III. The U+200D ZERO WIDTH JOINER (ZWJ) Character as a Workaround
It is nevertheless possible to include a space at the beginning of an embedded code segment by prefixing it with the invisible character U+200D "ZERO WIDTH JOINER" (ZWJ). Similarly, a space may be appended to the end of such a segment by suffixing it with a ZWJ. Furthermore, a sequence of multiple grave accents within an embedded code segment can be achieved by interposing a ZWJ between the grave accents.
The ZWJ character is invisible in Sphinx's output, or it may be removed by means of post-processing if so desired.
IV. Consideration of ZWJ in Line Breaking and Word Division
Sphinx interprets a ZWJ as a character of width one and regards it as a potential break point within words. Consequently, the formatting of output text may be affected. This behavior can be modified by two changes to the Sphinx source code.
A. Adjustment of Character Width
Within the Sphinx source file "docutils\utils\__init__.py", the width of ZWJ characters should be subtracted from the total text width, so that ZWJ is not counted as a character of length one. This is accomplished by inserting the following line prior to the "return width" statement in the definition of the column_width function:
Figure 2: The line to be inserted
|width -= text.count('\u200d')
B. Adjustment of Break Point Determination
(This adjustment is likely unnecessary for ZWJ within embedded code segments, but may be required if ZWJ is used within words of running text for any reason.)
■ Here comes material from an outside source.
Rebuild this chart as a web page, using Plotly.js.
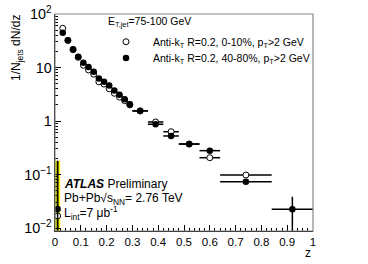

In the Sphinx source file "sphinx\writers\text.py", words should not be split at the occurrence of ZWJ within a word. To this end, the definition shown in Figure 2 may be inserted below the definition of the split function (which itself is within the definition of the _split function in the TextWrapper class). The indentation of the new col_width function should match that of the preceding split function.
Figure 3: The definition to be inserted
|def col_width(t: str) -> int: | '''for the purpose of word splitting, treat | zero-width characters just as characters | of width one.''' | width = column_width(t) | if width == 0: width = 1 | return width
The source code should further be modified such that this new col_width function is invoked in the call to "groupby" three lines below, replacing the previous use of column_width.